A big Chinese step for Britain

UK moves to forefront of renminbi internationalisation

by David Marsh

Mon 15 Sep 2014

Britain has advanced to the forefront of efforts to promote the renminbi as an international currency with Friday’s announcement that the British government will become the first western country to issue a sovereign bond in the Chinese currency.

The move breaks new ground in dual fashion because the Treasury will abandon another previous taboo by adding the bond proceeds to the UK reserves managed by the Bank of England. This gives significant endorsement to the renminbi’s hitherto-informal status as a reserve currency.

In the week when the future of the United Kingdom is at stake in Thursday’s referendum on Scottish independence, the British government has served notice that London wishes to reinforce its position as a global trading and investment hub for the renminbi.

The Chinese currency, which is formally not fully convertible according to the International Monetary Fund’s definition, is making rapid strides towards international status and even – one day – to challenging the dollar as the world’s leading currency.

An important part of this process will be the possible inclusion of the renminbi in the IMF’s currency basket, the Special Drawing Right, which will be reviewed in 2015. There is a growing belief that the Chinese currency now conforms to a sufficient number of standards for convertibility that it will be become one of the constituent parts along with the dollar, the euro, yen and sterling.

The importance of the British step goes well beyond the financial markets. The UK is tacitly signalling support for China’s global ambitions to use its currency across a wide field. These include asset management activities by institutional investors inside and outside China as well as pricing commodities and raw materials and financing large-scale projects in areas like infrastructure.

Up to now, Britain has held reserves in dollars, euros, yen and Canadian dollars.

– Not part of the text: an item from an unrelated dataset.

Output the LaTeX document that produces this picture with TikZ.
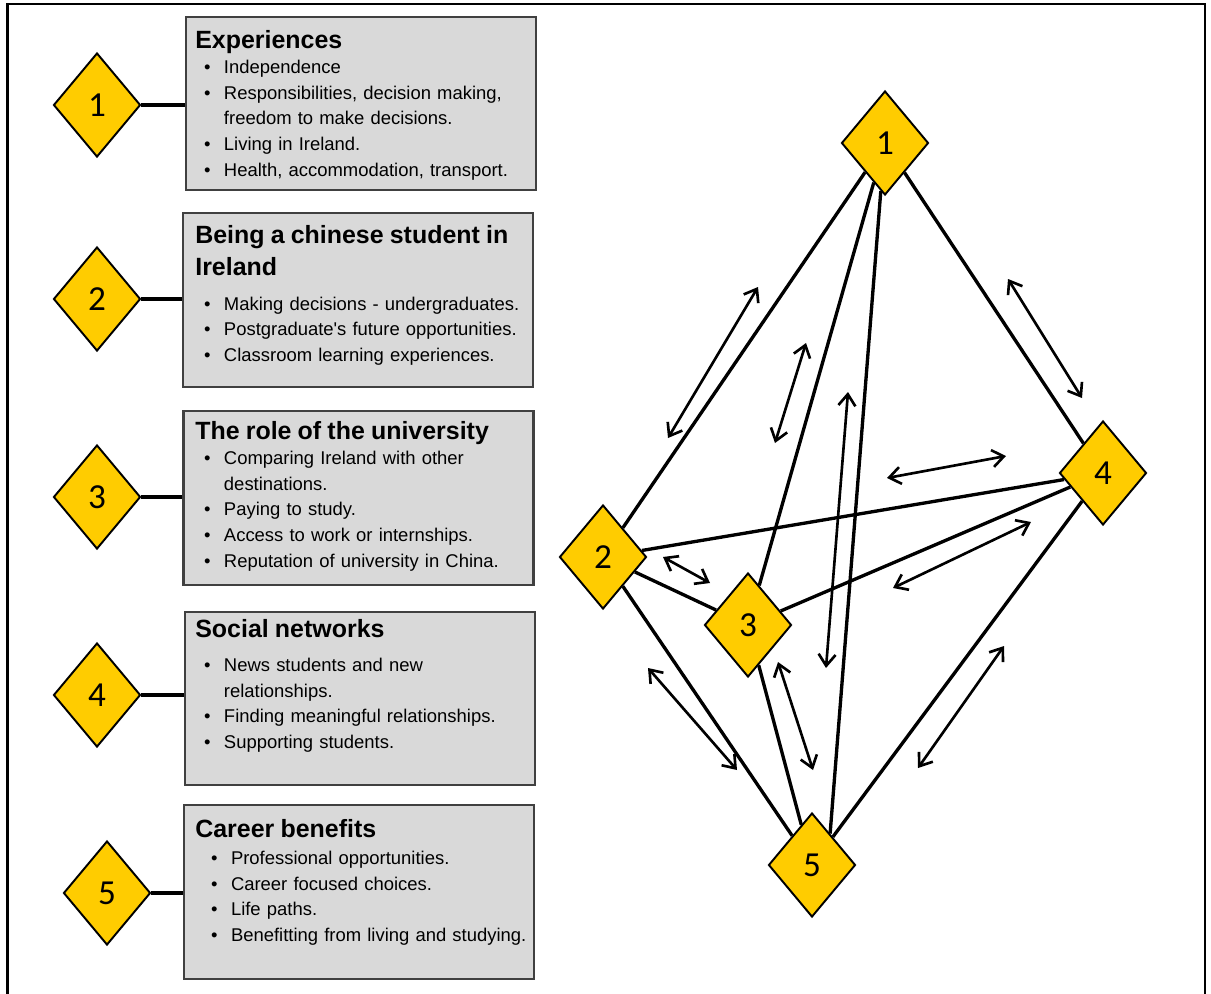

The Bank of England agreed a Rmb200bn swap line with the People’s Bank of China in 2013. Amid considerable discussion among British officials, the Bank had not been willing previously to hold reserves in renminbi because of the currency’s de jure inconvertibility .

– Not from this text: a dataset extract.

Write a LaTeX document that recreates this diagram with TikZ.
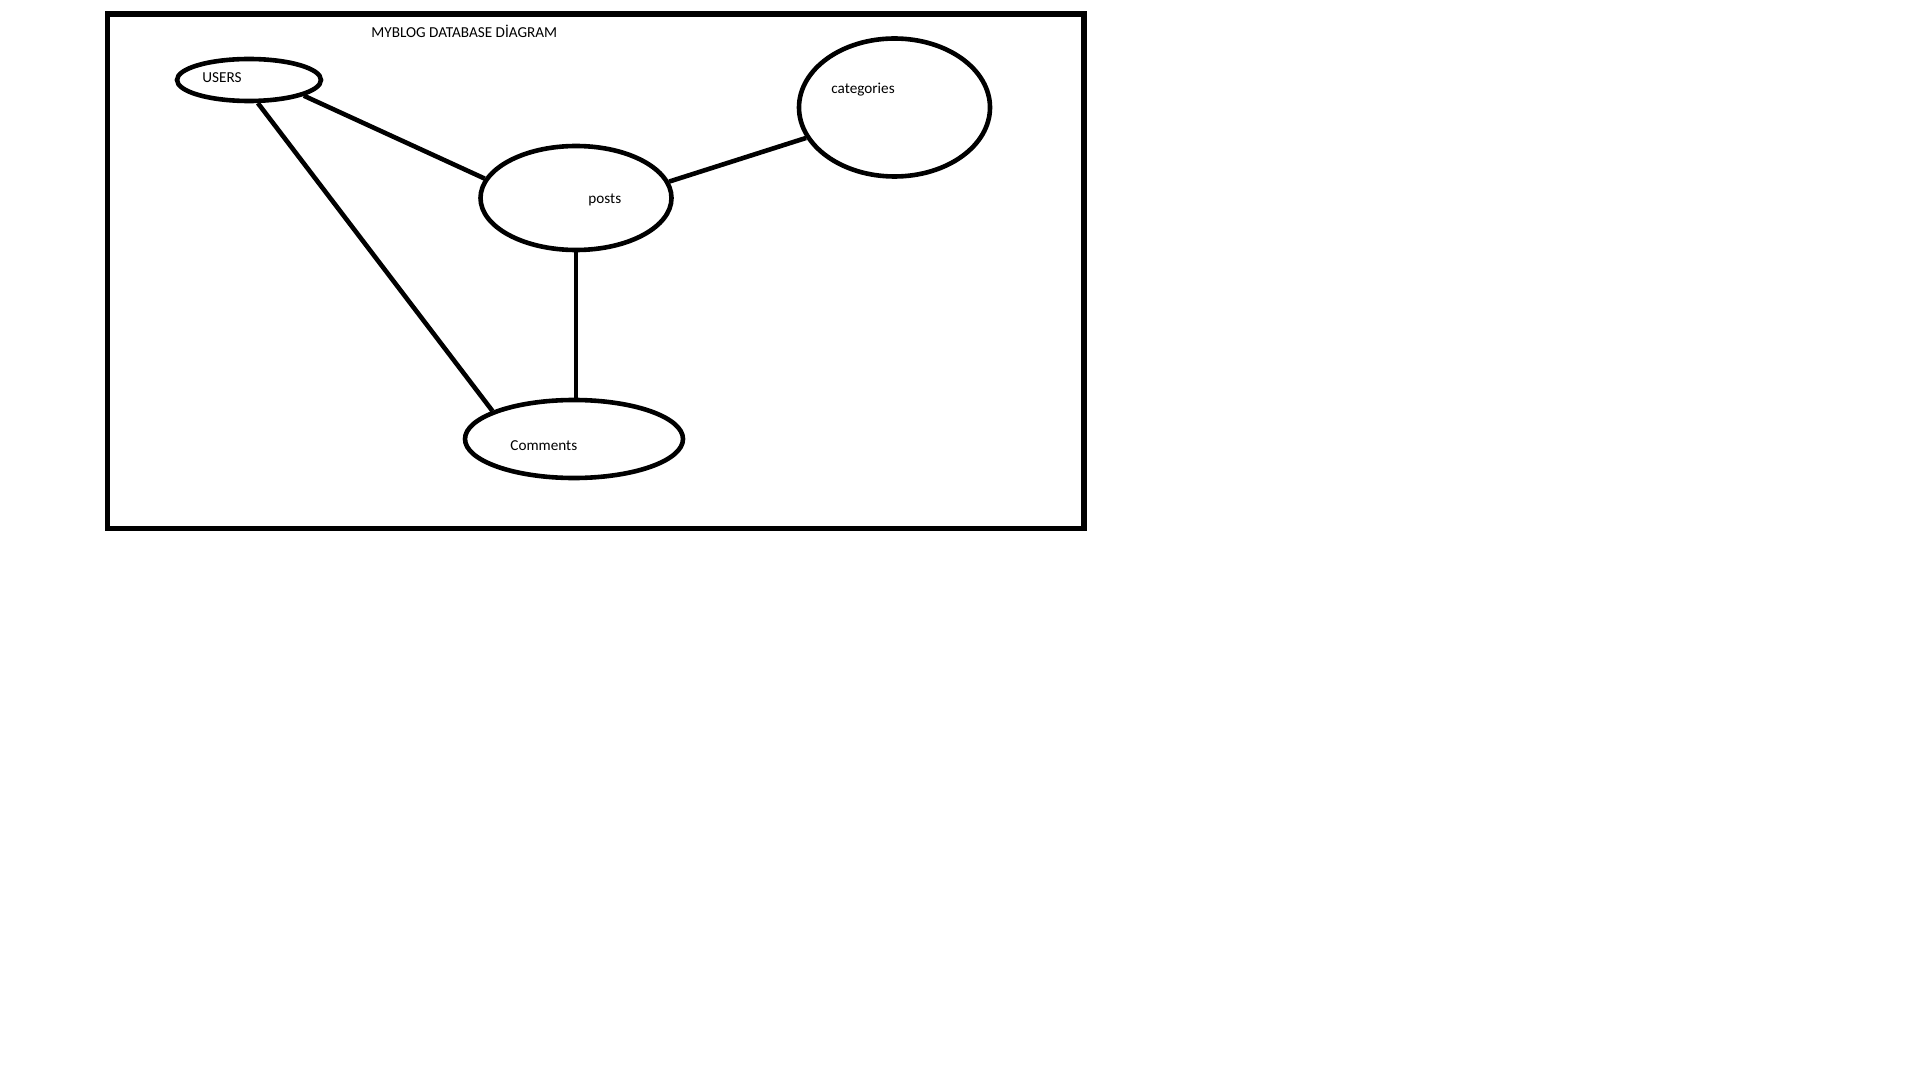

Similarly the UK Treasury has jibbed from offering bonds in renminbi on the grounds that it can borrow very cheaply and without currency risk on the sterling bond markets.

However, in recent years the momentum towards renminbi internationalisation has grown rapidly, from a very low base. A series of mainstream central banks, including the Austrian National Bank and the Australian Reserve Bank, joined a stream of official institutions from the rest of the world in holding renminbi.

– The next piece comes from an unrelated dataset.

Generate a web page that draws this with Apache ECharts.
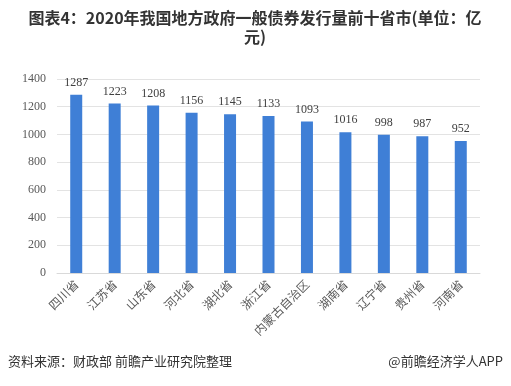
<!DOCTYPE html>
<html><head><meta charset="utf-8">
<script src="https://cdn.jsdelivr.net/npm/echarts@6/dist/echarts.min.js"></script>
<style>html,body{margin:0;padding:0;background:#fff}#c{width:511px;height:386px}</style>
</head><body><div id="c"></div>
<script>
const categories = ['四川省','江苏省','山东省','河北省','湖北省','浙江省','内蒙古自治区','湖南省','辽宁省','贵州省','河南省'];
const values = [1287,1223,1208,1156,1145,1133,1093,1016,998,987,952];
const titleText = '图表4：2020年我国地方政府一般债券发行量前十省市(单位：亿\n元)';
const sourceText = '资料来源：财政部 前瞻产业研究院整理';
const brandText = '@前瞻经济学人APP';

const chart = echarts.init(document.getElementById('c'));
chart.setOption({
  backgroundColor: '#fff',
  animation: false,
  graphic: [
    {type: 'text', x: 255, y: 8, style: {text: titleText, align: 'center', font: 'bold 16px "Noto Sans CJK SC", sans-serif', fill: '#333', lineHeight: 19}},
    {type: 'text', left: 8, top: 355, style: {text: sourceText, font: '13px "Noto Sans CJK SC", sans-serif', fill: '#333'}},
    {type: 'text', right: 8, top: 355, style: {text: brandText, font: '13px "Noto Sans CJK SC", sans-serif', fill: '#333'}}
  ],
  grid: {left: 57, right: 31, top: 79, bottom: 113},
  xAxis: {
    type: 'category', data: categories,
    axisLine: {lineStyle: {color: '#d9d9d9'}},
    axisTick: {show: false},
    axisLabel: {rotate: 45, interval: 0, color: '#595959', fontSize: 12, margin: 9, fontFamily: '"Noto Sans CJK SC", sans-serif'}
  },
  yAxis: {
    type: 'value', min: 0, max: 1400, interval: 200,
    axisLine: {show: false}, axisTick: {show: false},
    splitLine: {lineStyle: {color: '#e3e3e3'}},
    axisLabel: {color: '#595959', fontSize: 12, margin: 11, fontFamily: '"Liberation Serif", serif', formatter: v => String(v)}
  },
  series: [{
    type: 'bar', data: values, barWidth: 12,
    itemStyle: {color: '#3f7fd6'},
    label: {show: true, position: 'top', distance: 6, color: '#404040', fontSize: 12, fontFamily: '"Liberation Serif", serif'}
  }]
});
</script></body></html>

The Swiss National Bank is considering following suit, following pioneering action by the Basel-based Bank for International Settlements, the central bankers’ central bank, to offer renminbi accounts to member institutions wishing access to the Chinese currency.

Backing the government’s move, the China Development Bank announced on Friday that it has issued a Rmb2bn bond in London, the first by a quasi-sovereign outside China. Together, these actions reinforce Britain’s position as the most important renminbi market outside Asia.

Britain is already the fastest growing market in Europe for renminbi payments, with volume doubling in the year to July. In 2013, total renminbi exchange trading in London averaged $25.3bn per day, 50% up from 2012.

All these questions are closely tied to the gradual liberalisation of China’s banking system and financial markets, which Beijing wishes to promote to support general efforts to increase economic efficiency and productivity.

And they are also linked to ‘renminbi-isation’ of worldwide capital and commodity markets, a process China seeks to drive forward in many different ways to help achieve some of its key economic, financial and foreign policy objectives.